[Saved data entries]
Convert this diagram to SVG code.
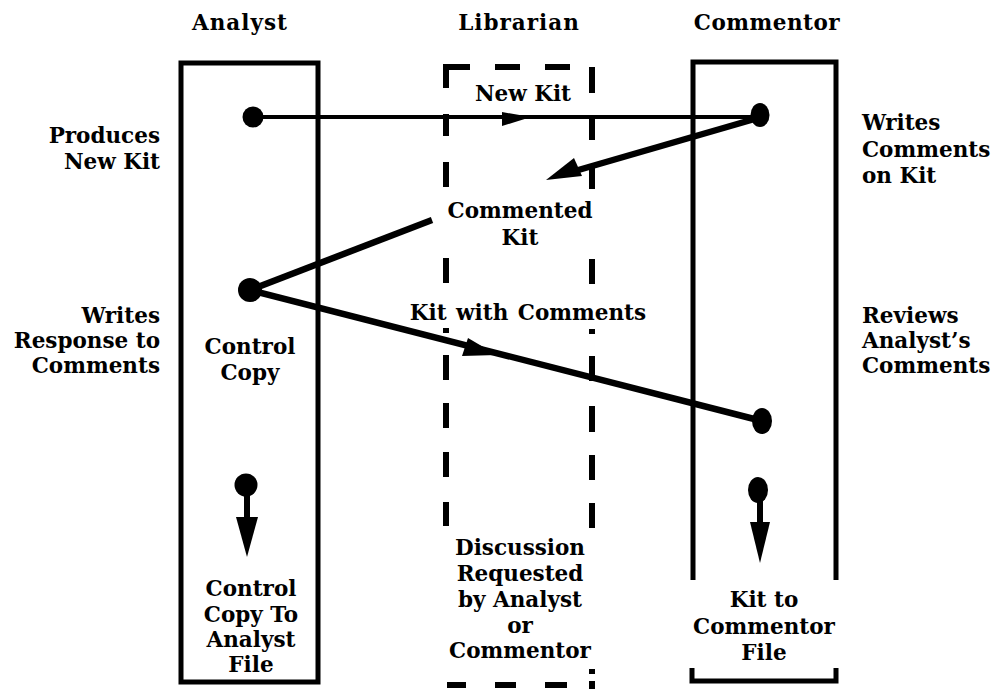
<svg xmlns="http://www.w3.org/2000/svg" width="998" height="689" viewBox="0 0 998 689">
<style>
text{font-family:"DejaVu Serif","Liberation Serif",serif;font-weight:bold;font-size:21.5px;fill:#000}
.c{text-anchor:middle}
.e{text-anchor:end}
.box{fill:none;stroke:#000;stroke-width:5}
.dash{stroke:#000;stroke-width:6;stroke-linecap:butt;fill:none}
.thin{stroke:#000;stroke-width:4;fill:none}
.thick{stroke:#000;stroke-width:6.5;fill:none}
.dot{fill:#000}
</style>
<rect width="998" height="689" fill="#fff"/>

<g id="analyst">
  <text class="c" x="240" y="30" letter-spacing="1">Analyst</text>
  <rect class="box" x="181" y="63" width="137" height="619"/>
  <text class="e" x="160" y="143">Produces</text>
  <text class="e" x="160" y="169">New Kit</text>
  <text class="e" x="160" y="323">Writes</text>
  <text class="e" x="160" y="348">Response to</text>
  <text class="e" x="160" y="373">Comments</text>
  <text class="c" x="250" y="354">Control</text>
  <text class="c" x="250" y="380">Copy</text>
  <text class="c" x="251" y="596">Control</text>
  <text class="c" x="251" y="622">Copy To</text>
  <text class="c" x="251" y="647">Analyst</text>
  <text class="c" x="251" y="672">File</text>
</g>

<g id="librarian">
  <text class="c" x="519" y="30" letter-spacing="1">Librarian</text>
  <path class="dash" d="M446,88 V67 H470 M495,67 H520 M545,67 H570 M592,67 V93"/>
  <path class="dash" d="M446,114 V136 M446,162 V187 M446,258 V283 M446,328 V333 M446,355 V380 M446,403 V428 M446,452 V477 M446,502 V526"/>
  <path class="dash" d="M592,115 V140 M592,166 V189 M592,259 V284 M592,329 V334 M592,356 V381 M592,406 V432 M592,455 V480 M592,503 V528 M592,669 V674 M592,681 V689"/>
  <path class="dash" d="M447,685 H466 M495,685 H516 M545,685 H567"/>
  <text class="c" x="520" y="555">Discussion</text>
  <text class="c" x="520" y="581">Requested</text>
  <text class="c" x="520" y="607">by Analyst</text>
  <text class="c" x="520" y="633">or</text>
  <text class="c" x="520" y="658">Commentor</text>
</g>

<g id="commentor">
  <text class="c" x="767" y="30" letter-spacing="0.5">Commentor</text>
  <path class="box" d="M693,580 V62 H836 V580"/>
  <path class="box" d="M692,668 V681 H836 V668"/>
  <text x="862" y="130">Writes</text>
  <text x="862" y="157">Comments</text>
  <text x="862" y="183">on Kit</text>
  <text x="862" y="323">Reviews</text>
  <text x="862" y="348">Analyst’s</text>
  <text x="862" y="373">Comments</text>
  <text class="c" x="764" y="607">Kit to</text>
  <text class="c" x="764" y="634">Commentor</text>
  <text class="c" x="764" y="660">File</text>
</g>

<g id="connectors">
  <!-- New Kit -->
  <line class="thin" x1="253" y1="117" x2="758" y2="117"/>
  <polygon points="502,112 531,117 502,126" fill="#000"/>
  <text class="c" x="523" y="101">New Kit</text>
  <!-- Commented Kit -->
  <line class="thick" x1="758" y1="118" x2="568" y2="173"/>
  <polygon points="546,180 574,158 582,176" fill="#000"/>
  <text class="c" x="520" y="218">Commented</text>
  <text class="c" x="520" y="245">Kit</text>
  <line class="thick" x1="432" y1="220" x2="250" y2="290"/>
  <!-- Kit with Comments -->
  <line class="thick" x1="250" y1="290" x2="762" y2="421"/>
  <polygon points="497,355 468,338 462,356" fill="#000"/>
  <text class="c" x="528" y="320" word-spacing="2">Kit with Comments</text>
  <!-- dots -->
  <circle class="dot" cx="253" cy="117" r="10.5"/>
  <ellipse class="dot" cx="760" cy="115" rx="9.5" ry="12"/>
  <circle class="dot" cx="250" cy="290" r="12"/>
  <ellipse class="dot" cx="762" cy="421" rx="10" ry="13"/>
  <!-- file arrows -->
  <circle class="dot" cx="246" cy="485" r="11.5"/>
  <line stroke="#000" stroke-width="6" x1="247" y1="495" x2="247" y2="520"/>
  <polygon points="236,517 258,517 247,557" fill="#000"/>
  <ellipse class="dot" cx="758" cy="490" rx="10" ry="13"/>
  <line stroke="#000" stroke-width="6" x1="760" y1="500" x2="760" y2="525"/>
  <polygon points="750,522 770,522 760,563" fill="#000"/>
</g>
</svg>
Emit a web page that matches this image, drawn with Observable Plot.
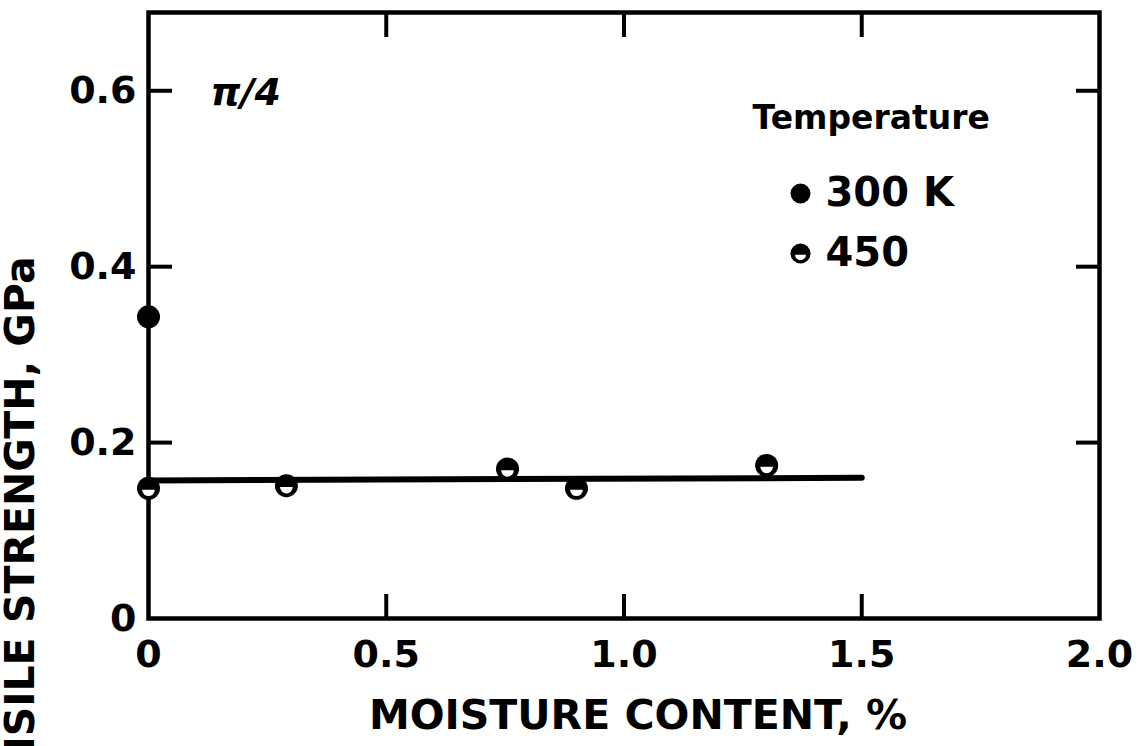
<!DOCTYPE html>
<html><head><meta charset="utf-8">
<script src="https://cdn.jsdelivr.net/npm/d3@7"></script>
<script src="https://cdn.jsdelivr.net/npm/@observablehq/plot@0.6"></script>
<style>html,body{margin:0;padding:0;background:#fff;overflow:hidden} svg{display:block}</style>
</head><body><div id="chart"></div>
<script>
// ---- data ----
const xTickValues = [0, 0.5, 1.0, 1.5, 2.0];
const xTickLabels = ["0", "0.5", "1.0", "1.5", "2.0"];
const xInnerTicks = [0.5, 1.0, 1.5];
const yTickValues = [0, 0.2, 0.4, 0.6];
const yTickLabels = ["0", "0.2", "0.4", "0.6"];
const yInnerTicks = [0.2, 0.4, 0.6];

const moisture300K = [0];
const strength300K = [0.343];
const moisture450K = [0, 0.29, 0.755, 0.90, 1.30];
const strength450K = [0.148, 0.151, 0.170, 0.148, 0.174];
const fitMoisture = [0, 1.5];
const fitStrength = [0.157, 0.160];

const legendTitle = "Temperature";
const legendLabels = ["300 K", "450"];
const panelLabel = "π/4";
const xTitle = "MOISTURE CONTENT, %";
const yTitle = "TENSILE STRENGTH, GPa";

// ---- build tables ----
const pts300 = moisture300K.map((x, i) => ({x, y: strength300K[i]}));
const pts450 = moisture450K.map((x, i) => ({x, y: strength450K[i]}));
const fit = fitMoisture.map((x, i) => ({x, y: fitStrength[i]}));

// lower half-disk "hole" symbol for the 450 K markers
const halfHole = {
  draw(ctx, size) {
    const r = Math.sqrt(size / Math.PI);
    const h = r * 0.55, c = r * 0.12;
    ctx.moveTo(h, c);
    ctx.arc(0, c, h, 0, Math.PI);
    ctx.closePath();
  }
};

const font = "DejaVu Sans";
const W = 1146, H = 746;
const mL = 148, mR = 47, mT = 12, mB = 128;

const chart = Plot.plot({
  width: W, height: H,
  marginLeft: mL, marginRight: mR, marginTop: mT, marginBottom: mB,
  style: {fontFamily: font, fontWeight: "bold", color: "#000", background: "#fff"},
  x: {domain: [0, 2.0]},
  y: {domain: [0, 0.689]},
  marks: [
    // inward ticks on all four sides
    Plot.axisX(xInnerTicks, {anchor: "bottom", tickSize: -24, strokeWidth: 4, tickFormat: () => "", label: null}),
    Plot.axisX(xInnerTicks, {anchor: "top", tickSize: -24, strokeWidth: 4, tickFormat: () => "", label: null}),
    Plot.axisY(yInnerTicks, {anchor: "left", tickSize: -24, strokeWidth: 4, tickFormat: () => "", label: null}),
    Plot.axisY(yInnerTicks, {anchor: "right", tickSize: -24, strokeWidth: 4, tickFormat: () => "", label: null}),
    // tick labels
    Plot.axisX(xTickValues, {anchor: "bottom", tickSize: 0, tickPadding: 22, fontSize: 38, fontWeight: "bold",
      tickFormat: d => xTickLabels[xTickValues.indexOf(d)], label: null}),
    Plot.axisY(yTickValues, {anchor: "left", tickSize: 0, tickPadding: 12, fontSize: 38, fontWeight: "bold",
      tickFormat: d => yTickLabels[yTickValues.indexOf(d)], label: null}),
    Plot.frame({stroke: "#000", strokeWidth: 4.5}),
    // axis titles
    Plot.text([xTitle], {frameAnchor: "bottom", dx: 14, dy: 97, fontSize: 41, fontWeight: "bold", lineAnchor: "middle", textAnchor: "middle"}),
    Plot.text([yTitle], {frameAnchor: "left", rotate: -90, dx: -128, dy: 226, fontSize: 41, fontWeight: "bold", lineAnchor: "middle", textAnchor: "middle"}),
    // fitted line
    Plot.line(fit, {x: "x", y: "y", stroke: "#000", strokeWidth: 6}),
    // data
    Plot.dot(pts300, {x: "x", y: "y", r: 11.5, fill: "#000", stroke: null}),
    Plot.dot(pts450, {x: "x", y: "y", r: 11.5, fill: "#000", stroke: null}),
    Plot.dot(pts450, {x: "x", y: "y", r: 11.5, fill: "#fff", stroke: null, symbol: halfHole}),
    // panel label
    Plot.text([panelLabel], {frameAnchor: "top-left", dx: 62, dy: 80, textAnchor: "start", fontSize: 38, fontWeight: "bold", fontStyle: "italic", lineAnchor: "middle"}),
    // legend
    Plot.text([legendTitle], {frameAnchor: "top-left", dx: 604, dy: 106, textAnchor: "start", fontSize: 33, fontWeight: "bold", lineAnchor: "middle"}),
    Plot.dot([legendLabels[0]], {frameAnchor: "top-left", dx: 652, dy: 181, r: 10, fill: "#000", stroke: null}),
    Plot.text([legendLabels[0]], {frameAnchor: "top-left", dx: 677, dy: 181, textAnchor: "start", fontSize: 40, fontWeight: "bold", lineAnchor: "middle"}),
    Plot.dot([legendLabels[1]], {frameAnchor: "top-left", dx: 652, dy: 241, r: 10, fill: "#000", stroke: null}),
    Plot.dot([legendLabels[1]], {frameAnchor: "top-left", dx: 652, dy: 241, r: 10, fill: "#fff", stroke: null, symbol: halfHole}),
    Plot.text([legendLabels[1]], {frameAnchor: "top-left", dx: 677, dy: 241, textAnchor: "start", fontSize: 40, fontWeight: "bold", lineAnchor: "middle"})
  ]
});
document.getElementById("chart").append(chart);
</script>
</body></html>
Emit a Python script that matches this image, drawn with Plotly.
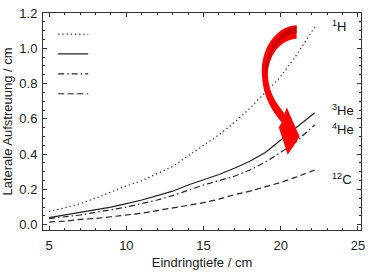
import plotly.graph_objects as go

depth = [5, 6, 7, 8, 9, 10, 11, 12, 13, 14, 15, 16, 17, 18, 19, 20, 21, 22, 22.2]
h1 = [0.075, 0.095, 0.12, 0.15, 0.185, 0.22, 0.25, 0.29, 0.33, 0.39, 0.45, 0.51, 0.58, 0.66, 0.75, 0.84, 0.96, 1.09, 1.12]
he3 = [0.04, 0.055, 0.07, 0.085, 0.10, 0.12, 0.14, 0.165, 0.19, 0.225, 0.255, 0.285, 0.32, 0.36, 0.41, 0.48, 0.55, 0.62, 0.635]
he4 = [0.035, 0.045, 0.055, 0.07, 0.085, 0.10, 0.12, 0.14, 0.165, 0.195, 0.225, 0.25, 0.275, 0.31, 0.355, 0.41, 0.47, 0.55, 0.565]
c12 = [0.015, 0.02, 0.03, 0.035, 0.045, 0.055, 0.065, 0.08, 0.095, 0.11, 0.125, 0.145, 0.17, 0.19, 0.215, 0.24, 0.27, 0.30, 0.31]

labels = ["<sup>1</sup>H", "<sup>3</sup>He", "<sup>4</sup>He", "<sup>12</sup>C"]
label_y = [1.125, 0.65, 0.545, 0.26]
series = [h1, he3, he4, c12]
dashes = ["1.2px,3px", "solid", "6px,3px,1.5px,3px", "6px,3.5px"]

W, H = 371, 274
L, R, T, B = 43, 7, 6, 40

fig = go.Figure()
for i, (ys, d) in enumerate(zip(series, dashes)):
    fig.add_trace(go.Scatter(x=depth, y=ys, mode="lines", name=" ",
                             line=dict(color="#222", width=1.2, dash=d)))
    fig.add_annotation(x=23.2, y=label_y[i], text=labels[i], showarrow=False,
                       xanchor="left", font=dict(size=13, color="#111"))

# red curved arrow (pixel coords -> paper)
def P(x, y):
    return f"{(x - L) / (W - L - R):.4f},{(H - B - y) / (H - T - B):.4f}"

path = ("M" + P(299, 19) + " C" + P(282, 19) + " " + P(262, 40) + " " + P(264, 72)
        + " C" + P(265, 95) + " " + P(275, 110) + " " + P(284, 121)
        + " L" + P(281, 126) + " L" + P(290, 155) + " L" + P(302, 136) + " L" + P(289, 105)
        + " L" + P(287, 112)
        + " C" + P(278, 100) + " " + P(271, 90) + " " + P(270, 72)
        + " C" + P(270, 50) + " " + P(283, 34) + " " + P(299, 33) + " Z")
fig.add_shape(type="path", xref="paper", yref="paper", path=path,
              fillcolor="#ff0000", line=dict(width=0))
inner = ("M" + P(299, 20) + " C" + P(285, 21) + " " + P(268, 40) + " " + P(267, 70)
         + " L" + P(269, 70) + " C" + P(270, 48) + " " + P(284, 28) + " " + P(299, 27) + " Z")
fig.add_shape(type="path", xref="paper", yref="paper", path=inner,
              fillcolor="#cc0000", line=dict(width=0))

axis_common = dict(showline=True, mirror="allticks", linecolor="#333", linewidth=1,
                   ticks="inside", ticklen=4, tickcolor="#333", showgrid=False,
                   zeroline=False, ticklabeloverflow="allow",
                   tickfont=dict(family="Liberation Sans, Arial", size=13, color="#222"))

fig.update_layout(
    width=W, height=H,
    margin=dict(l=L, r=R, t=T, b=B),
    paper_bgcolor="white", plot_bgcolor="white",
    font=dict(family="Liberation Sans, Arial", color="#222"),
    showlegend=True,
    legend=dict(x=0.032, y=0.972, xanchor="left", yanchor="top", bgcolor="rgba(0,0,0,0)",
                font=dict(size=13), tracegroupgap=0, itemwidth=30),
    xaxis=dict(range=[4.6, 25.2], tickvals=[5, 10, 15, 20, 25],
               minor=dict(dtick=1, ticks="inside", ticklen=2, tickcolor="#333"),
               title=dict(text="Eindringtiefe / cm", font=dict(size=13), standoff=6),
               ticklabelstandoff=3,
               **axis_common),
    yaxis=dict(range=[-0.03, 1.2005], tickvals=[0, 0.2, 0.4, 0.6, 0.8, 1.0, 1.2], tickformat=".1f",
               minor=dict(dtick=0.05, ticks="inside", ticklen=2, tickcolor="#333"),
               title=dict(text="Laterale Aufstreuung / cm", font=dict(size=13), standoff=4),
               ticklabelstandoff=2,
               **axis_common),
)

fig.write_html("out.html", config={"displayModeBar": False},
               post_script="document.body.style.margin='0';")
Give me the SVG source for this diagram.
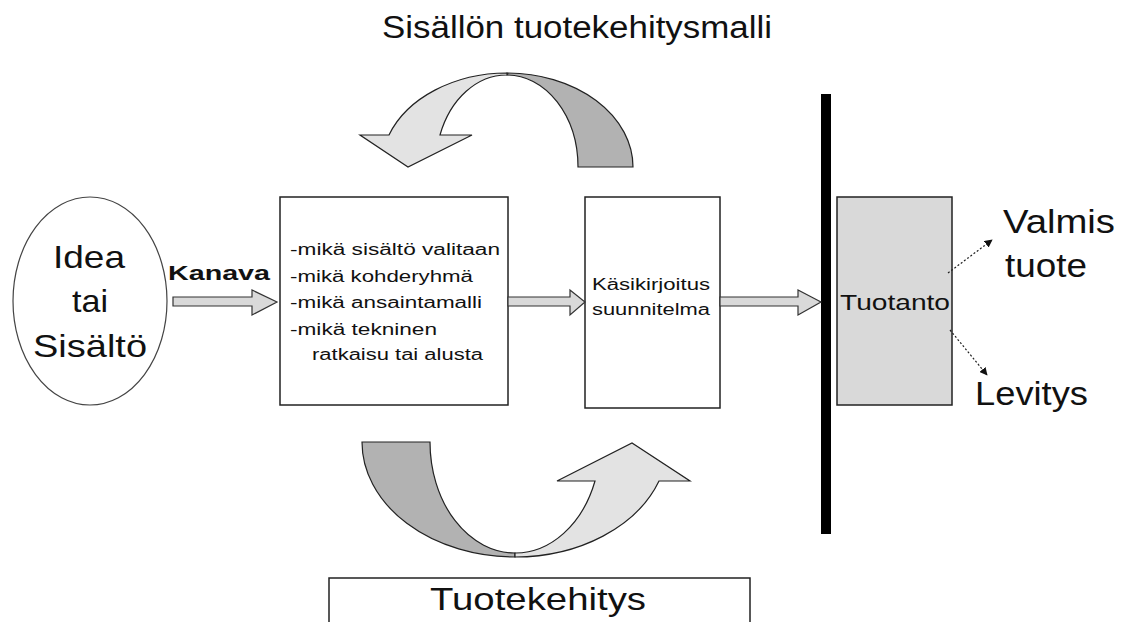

▸ THE EXERCISE
Among the entries above, take the lines from the one with "Emit a web page" through the one with "const yInnerTicks = [0.2, 0.4, 0.6];" and retype them exactly, leaving out the pictures.

▸ REPLY
Emit a web page that matches this image, drawn with Observable Plot.
<!DOCTYPE html>
<html><head><meta charset="utf-8">
<script src="https://cdn.jsdelivr.net/npm/d3@7"></script>
<script src="https://cdn.jsdelivr.net/npm/@observablehq/plot@0.6"></script>
<style>html,body{margin:0;padding:0;background:#fff;overflow:hidden} svg{display:block}</style>
</head><body><div id="chart"></div>
<script>
// ---- data ----
const xTickValues = [0, 0.5, 1.0, 1.5, 2.0];
const xTickLabels = ["0", "0.5", "1.0", "1.5", "2.0"];
const xInnerTicks = [0.5, 1.0, 1.5];
const yTickValues = [0, 0.2, 0.4, 0.6];
const yTickLabels = ["0", "0.2", "0.4", "0.6"];
const yInnerTicks = [0.2, 0.4, 0.6];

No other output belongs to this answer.